When languages have failed us in the past, we’ve adapted them in surprising ways. After the people of La Gomera in the Canary Islands realised they couldn’t shout long distances because the terrain attenuated their voices, they switched to a whistling language that lets them communicate without shouting.
The whistling language is optimised to solve the problem of long-distance communication. Other languages are optimised for information density. As a study from the Université de Lyon showed last year, for example, some spoken languages carry more information per unit.
Mandarin and Vietnamese contain more information per unit language, owing partly to their tonal inflections. Tonal languages like Mandarin encode information not only in the syllable but in the tone; the same word carries a different meaning if it’s uttered like a question or like a statement. That makes it harder for non native speakers to learn, but for people who are fluent, it packs more complex meaning into smaller carriers.
Can we apply any of these lessons to written language? Is there a way to increase the information density of our text? You probably saw this coming, but we’re already doing it.
Call it what you will — leetspeak, Internet-speak, or your favourite epithet here — it is evolving the written language to encode significantly more information. We all know that guy who insists on replacing “you’re” with “ur”, a linguistic travesty that first emerged to save time typing complex messages on clunky cell phone key pads.
As the language gets ever more compact, it also relies more heavily on a shared set of familiar acronyms: lol, brb, idk, tl;dr. But to understand these acronyms, you’re also relying on in-group knowledge and context, and if all conversation participants aren’t on the same page, the confusing acronyms can lead to some serious contextual whiplash. My personal favourite is FTM, which on fertility boards identifies you as a Full Time Mother, but anywhere else lets people know you’re a Female To Male transsexual.
Tonal languages smuggle extra information in fewer syllables by varying the tone. There are ways to translate that to written English as well, and you’re already familiar with them: the emoticons that spazz up the joint, signposting your emotional spectrum from happiness all the way to inarticulable emotion-salad. They add information tonality to a sentence, allowing you, for example, to deduce whether something was written sarcastically. One 2-centimetre emoticon can spare you an entire paragraph of explaining the complex emotional lens through which the reader should interpret the tenor of your argument.
Not everyone is excited about the new information delivery system. It’s been well documented that the youngins can’t spell a complete sentence because of the way they’ve grown up with a medium that rewards brevity and wit over Strunk & White. “Capital letters? What are those?” complained my friend Laurel, a history professor at a US college. Internet-speak has been spotted everywhere, infesting everything from college papers to GSCE exams.

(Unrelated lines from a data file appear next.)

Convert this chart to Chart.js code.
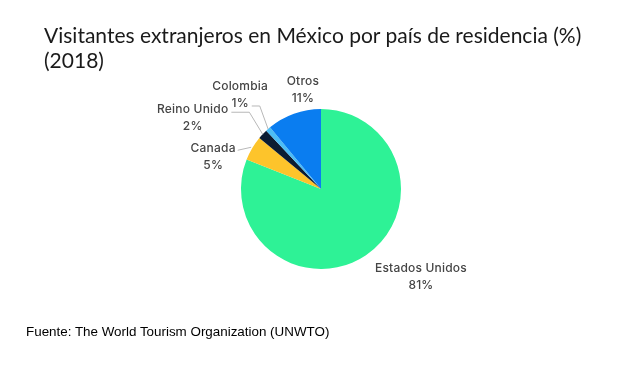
<!DOCTYPE html>
<html><head><meta charset="utf-8">
<script src="https://cdn.jsdelivr.net/npm/chart.js@4/dist/chart.umd.min.js"></script>
<style>
html,body{margin:0;padding:0;background:#fff;}
#wrap{position:relative;width:622px;height:369px;}
#title{position:absolute;left:44px;top:22px;font-family:Lato,sans-serif;font-size:21px;line-height:25px;color:#1a1a1a;white-space:nowrap;}
#foot{position:absolute;left:26px;top:324px;font-family:"Liberation Sans",Arial,sans-serif;font-size:13.4px;color:#000;white-space:nowrap;}
canvas{position:absolute;left:0;top:0;}
</style></head>
<body><div id="wrap"><canvas id="c" width="622" height="369"></canvas>
<div id="title">Visitantes extranjeros en México por país de residencia (%)<br>(2018)</div>
<div id="foot">Fuente: The World Tourism Organization (UNWTO)</div></div>
<script>
const categories = ["Estados Unidos","Canada","Reino Unido","Colombia","Otros"];
const values = [81, 5, 2, 1, 11];
const valueLabels = ["81%","5%","2%","1%","11%"];
const colors = ["#2ef296","#fdc42b","#0b1c33","#4cbdf5","#0a7df0"];
// label placement relative to slice edge point: [dx, dy] of label center (line1), leader?
const labelOffsets = [[55,13,false],[-39,0,true],[-70,-25,true],[-28,-43,true],[9,-32,false]];

const labelPlugin = {
  id:'pieLabels',
  afterDatasetsDraw(chart){
    const ctx = chart.ctx;
    const meta = chart.getDatasetMeta(0);
    ctx.save();
    ctx.font = '500 12px Inter, Lato, sans-serif';
    ctx.letterSpacing = '0.2px';
    ctx.fillStyle = '#454545';
    ctx.textAlign = 'center';
    ctx.textBaseline = 'middle';
    meta.data.forEach((arc,i)=>{
      const p = arc.getProps(['x','y','startAngle','endAngle','outerRadius'],true);
      const mid = (p.startAngle+p.endAngle)/2;
      const ex = p.x + Math.cos(mid)*p.outerRadius;
      const ey = p.y + Math.sin(mid)*p.outerRadius;
      const [dx,dy,leader] = labelOffsets[i];
      const lx = ex+dx, ly = ey+dy;
      if(leader){
        ctx.strokeStyle = '#b8b8b8';
        ctx.lineWidth = 1;
        ctx.beginPath();
        const sx = lx + ctx.measureText(categories[i]).width/2 + 3;
        const sy = ly + 3;
        if (i===1){ ctx.moveTo(lx + ctx.measureText(categories[i]).width/2+2, ly+2); ctx.lineTo(ex-1, ey-1); }
        else if (i===2){ ctx.moveTo(sx, sy); ctx.lineTo(sx+18, sy); ctx.lineTo(ex, ey); }
        else { const vx = lx + ctx.measureText(valueLabels[i]).width/2 + 3; ctx.moveTo(vx, ly+20); ctx.lineTo(vx+8, ly+20); ctx.lineTo(ex, ey); }
        ctx.stroke();
      }
      ctx.fillText(categories[i], lx, ly);
      ctx.fillText(valueLabels[i], lx, ly+17);
    });
    ctx.restore();
  }
};

new Chart(document.getElementById('c'), {
  type:'pie',
  data:{labels:categories,datasets:[{data:values,backgroundColor:colors,borderWidth:0}]},
  options:{
    responsive:false,animation:false,
    layout:{padding:{left:200,right:180,top:109,bottom:100}},
    plugins:{legend:{display:false},tooltip:{enabled:false},title:{display:false}}
  },
  plugins:[labelPlugin]
});
</script></body></html>
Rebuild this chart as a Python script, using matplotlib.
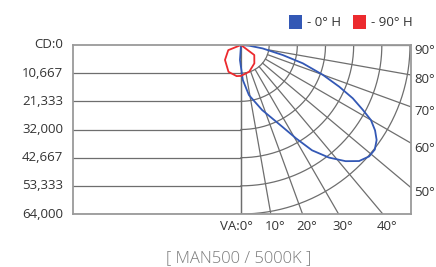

In 40 years, will the word “you’re” read as absurdly formal as “forsooth” does today? Will the editors of tomorrow be stayin l8 2nite kthxbai? I would say the question is not whether the language will change but how soon. But this is not a cause for alarm. Just as the whistling language is restricted to public communication, internet speak will only go where it’s needed.
But even a superdense information delivery system has its limits. After all, 7 billion pages are the definition of tl;dr. The real solution, as we all know, is a Thunderbolt plug straight to the back of the neck. Then we can all know kung fu.